─── MATERIAL PROVIDED

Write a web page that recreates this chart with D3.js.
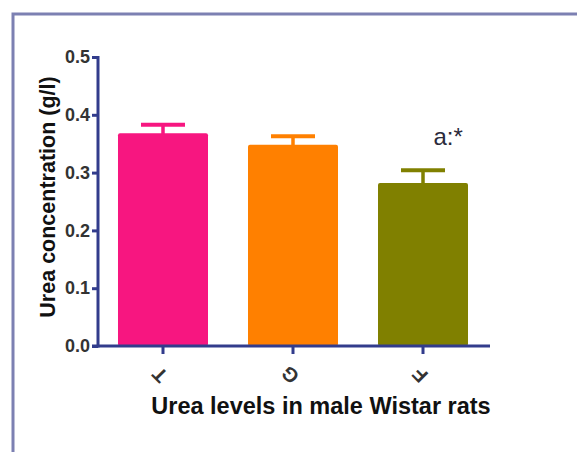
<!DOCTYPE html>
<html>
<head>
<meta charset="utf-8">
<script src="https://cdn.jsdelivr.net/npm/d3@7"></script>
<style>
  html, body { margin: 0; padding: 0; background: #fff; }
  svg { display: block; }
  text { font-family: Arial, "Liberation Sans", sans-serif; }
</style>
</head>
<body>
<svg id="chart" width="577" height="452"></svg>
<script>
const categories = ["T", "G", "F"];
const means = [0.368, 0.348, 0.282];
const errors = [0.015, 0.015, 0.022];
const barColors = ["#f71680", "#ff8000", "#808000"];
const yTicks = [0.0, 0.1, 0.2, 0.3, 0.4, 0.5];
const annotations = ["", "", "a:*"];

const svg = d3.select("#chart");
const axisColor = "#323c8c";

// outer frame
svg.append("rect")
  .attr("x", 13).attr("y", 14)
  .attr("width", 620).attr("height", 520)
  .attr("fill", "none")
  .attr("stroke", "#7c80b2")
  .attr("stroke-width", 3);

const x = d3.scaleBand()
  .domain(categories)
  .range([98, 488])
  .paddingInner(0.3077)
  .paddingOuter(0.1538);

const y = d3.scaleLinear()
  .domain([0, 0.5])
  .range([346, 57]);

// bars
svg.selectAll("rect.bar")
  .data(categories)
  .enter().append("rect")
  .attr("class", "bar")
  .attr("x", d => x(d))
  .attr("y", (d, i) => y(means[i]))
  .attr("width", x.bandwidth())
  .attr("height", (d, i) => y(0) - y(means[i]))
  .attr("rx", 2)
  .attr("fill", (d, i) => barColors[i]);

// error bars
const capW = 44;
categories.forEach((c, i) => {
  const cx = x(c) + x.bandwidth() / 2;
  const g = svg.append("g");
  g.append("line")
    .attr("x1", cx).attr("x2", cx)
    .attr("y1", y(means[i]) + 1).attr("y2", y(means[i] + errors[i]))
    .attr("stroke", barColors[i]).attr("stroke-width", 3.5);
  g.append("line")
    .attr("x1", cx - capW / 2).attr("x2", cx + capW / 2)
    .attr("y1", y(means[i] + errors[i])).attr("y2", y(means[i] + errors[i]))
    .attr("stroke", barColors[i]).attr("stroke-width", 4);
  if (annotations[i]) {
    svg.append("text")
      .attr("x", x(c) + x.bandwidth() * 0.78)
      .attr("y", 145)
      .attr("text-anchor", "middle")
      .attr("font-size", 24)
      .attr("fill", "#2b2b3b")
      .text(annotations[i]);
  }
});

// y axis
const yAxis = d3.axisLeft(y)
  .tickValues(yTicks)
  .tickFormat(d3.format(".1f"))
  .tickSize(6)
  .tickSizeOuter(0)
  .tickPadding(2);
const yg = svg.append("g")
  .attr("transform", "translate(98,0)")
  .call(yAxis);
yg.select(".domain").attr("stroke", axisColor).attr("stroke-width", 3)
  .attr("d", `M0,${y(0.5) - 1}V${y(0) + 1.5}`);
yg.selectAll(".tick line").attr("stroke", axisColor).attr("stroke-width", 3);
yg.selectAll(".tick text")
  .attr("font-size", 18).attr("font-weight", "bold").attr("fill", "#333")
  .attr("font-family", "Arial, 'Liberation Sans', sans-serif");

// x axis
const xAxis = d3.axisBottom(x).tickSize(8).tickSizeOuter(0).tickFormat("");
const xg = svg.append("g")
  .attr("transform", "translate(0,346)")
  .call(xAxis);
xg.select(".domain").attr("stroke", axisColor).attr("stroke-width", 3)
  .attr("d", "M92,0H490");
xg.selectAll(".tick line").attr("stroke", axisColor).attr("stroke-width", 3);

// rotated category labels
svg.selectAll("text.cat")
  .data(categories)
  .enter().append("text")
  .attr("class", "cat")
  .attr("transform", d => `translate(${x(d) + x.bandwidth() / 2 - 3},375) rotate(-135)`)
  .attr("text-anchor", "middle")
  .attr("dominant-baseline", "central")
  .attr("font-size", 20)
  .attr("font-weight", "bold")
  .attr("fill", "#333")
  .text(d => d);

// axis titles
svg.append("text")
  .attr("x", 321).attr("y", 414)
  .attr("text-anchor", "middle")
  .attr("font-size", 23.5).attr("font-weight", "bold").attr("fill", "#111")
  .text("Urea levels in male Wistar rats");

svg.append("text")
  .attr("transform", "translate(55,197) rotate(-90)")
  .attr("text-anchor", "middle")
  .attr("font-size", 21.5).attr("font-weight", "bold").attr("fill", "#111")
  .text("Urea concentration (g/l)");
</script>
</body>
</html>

──────

■ TASK TO COMPLETE
Leave out the pictures and reproduce the rest of the listing exactly.

■ FINAL ANSWER
Write a web page that recreates this chart with D3.js.
<!DOCTYPE html>
<html>
<head>
<meta charset="utf-8">
<script src="https://cdn.jsdelivr.net/npm/d3@7"></script>
<style>
  html, body { margin: 0; padding: 0; background: #fff; }
  svg { display: block; }
  text { font-family: Arial, "Liberation Sans", sans-serif; }
</style>
</head>
<body>
<svg id="chart" width="577" height="452"></svg>
<script>
const categories = ["T", "G", "F"];
const means = [0.368, 0.348, 0.282];
const errors = [0.015, 0.015, 0.022];
const barColors = ["#f71680", "#ff8000", "#808000"];
const yTicks = [0.0, 0.1, 0.2, 0.3, 0.4, 0.5];
const annotations = ["", "", "a:*"];

const svg = d3.select("#chart");
const axisColor = "#323c8c";

// outer frame
svg.append("rect")
  .attr("x", 13).attr("y", 14)
  .attr("width", 620).attr("height", 520)
  .attr("fill", "none")
  .attr("stroke", "#7c80b2")
  .attr("stroke-width", 3);

const x = d3.scaleBand()
  .domain(categories)
  .range([98, 488])
  .paddingInner(0.3077)
  .paddingOuter(0.1538);

const y = d3.scaleLinear()
  .domain([0, 0.5])
  .range([346, 57]);

// bars
svg.selectAll("rect.bar")
  .data(categories)
  .enter().append("rect")
  .attr("class", "bar")
  .attr("x", d => x(d))
  .attr("y", (d, i) => y(means[i]))
  .attr("width", x.bandwidth())
  .attr("height", (d, i) => y(0) - y(means[i]))
  .attr("rx", 2)
  .attr("fill", (d, i) => barColors[i]);

// error bars
const capW = 44;
categories.forEach((c, i) => {
  const cx = x(c) + x.bandwidth() / 2;
  const g = svg.append("g");
  g.append("line")
    .attr("x1", cx).attr("x2", cx)
    .attr("y1", y(means[i]) + 1).attr("y2", y(means[i] + errors[i]))
    .attr("stroke", barColors[i]).attr("stroke-width", 3.5);
  g.append("line")
    .attr("x1", cx - capW / 2).attr("x2", cx + capW / 2)
    .attr("y1", y(means[i] + errors[i])).attr("y2", y(means[i] + errors[i]))
    .attr("stroke", barColors[i]).attr("stroke-width", 4);
  if (annotations[i]) {
    svg.append("text")
      .attr("x", x(c) + x.bandwidth() * 0.78)
      .attr("y", 145)
      .attr("text-anchor", "middle")
      .attr("font-size", 24)
      .attr("fill", "#2b2b3b")
      .text(annotations[i]);
  }
});

// y axis
const yAxis = d3.axisLeft(y)
  .tickValues(yTicks)
  .tickFormat(d3.format(".1f"))
  .tickSize(6)
  .tickSizeOuter(0)
  .tickPadding(2);
const yg = svg.append("g")
  .attr("transform", "translate(98,0)")
  .call(yAxis);
yg.select(".domain").attr("stroke", axisColor).attr("stroke-width", 3)
  .attr("d", `M0,${y(0.5) - 1}V${y(0) + 1.5}`);
yg.selectAll(".tick line").attr("stroke", axisColor).attr("stroke-width", 3);
yg.selectAll(".tick text")
  .attr("font-size", 18).attr("font-weight", "bold").attr("fill", "#333")
  .attr("font-family", "Arial, 'Liberation Sans', sans-serif");

// x axis
const xAxis = d3.axisBottom(x).tickSize(8).tickSizeOuter(0).tickFormat("");
const xg = svg.append("g")
  .attr("transform", "translate(0,346)")
  .call(xAxis);
xg.select(".domain").attr("stroke", axisColor).attr("stroke-width", 3)
  .attr("d", "M92,0H490");
xg.selectAll(".tick line").attr("stroke", axisColor).attr("stroke-width", 3);

// rotated category labels
svg.selectAll("text.cat")
  .data(categories)
  .enter().append("text")
  .attr("class", "cat")
  .attr("transform", d => `translate(${x(d) + x.bandwidth() / 2 - 3},375) rotate(-135)`)
  .attr("text-anchor", "middle")
  .attr("dominant-baseline", "central")
  .attr("font-size", 20)
  .attr("font-weight", "bold")
  .attr("fill", "#333")
  .text(d => d);

// axis titles
svg.append("text")
  .attr("x", 321).attr("y", 414)
  .attr("text-anchor", "middle")
  .attr("font-size", 23.5).attr("font-weight", "bold").attr("fill", "#111")
  .text("Urea levels in male Wistar rats");

svg.append("text")
  .attr("transform", "translate(55,197) rotate(-90)")
  .attr("text-anchor", "middle")
  .attr("font-size", 21.5).attr("font-weight", "bold").attr("fill", "#111")
  .text("Urea concentration (g/l)");
</script>
</body>
</html>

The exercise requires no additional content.